26 September 176878

    Messieurs EDES & GILL,

    Please to give this a conspicuous Place in your next, and you shall have another Piece for the Monday after.


    Free government alone preserves the free

    And righteous rule is gen’ral liberty;

    Their guiding law is freedom’s native voice,

    The publick good defin’d by publick choice;

    And justly should the bold offenders fall

    Who dare invade the sovereign rights of All.”79

    IT is now about a twelve-month since I addressed my countrymen, in terms, which were dictated by a heart pregnant with grief and indignation. Those, who had whispered the blackest falshoods against the whole continent, at that time, thought proper publickly to threaten every one, who dared to assert the rights of America, with “halters, fire and faggot.” With these menaces, they, then, vapored away, and they now exult, with a temper truly diabolical, at the prospect of carrying those threats into execution.

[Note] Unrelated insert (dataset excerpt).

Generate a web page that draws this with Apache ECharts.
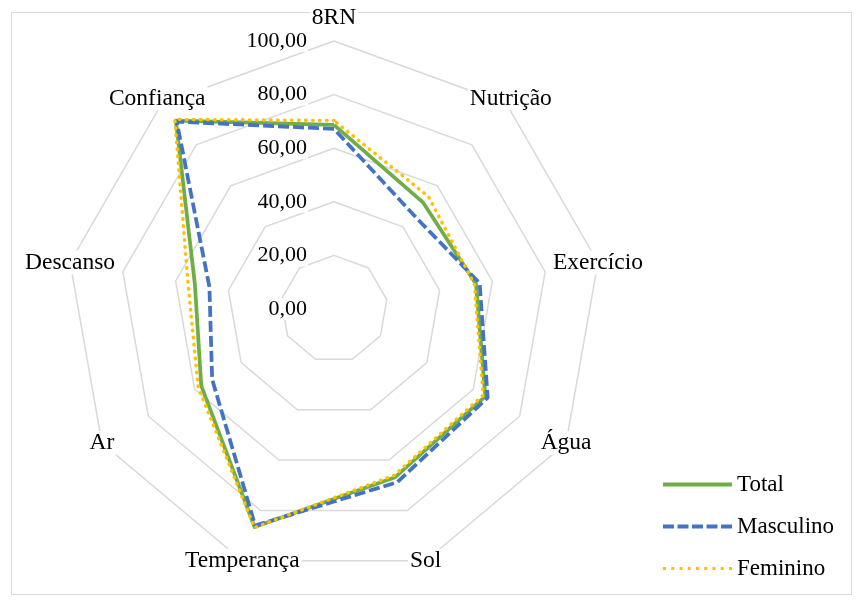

    To bruit abroad, that, as soon as the troops shall be quartered upon us, some were to be pilloried, some whipped, some to lose their ears, and others their heads, has been, lately, the delightful task of those, who lie in wait for innocent blood. “An ill-timed oppugnation of the Commissioners’ authority”,80 a manly boldness in delivering patriotic sentiments to the world, and an open daring to discuss the rights of mankind, the liberty of the press, and the freedom of speech, are those unpardonable crimes, for which the scaffold alone can work an expiation.—Thus placemen and pensioners, and all those, who live by reaping where they have not sown, become the most maliciously inveterate persecutors of every friend to his country.—What a prospect here presents itself to the imaginations! A virtuous people on the very borders of absolute slavery; a wise and understanding people, capable of discerning, was there any friendly hand to point out their salvation; a people, hardy and brave, capable of extricating themselves from the toils of bondage, was there any voice to inform them of the danger; Dragoons and executioners to awe and terrify, with fire and sword, every man, who should dare give his countrymen one timely caution. What wonder that a nation, in such dreadful circumstances, should remain uninformed, spiritless and inactive; till their hands were fast-manacled, and the whole herd of great and little tyrants rush violently on, seeking whom they may devour? A people, in this state, it is likely, would never be roused from their lethargy, till the soldier was ravaging their fields, invading their most sacred property, and tearing the dearest pledges of nature from their bosoms; till the executioner was at the door, the scaffold erected, and the fire kindled:—What heaven-inspired paragon of virtue, at such a gloomy crisis, would rise to save the sinking land, and, nobly resquing all for GOD and his country, would dare—

    “—— Unfold a tale, whose lightest word

    Would harrow up the soul, freeze the young blood,

    Make the two eyes, like stars, start from their spheres,

    The knotted and combined locks to part,

    And each particular hair to stand on end

    Like quills upon the fretful porcupine?

    O, horrible! O, horrible! most horrible!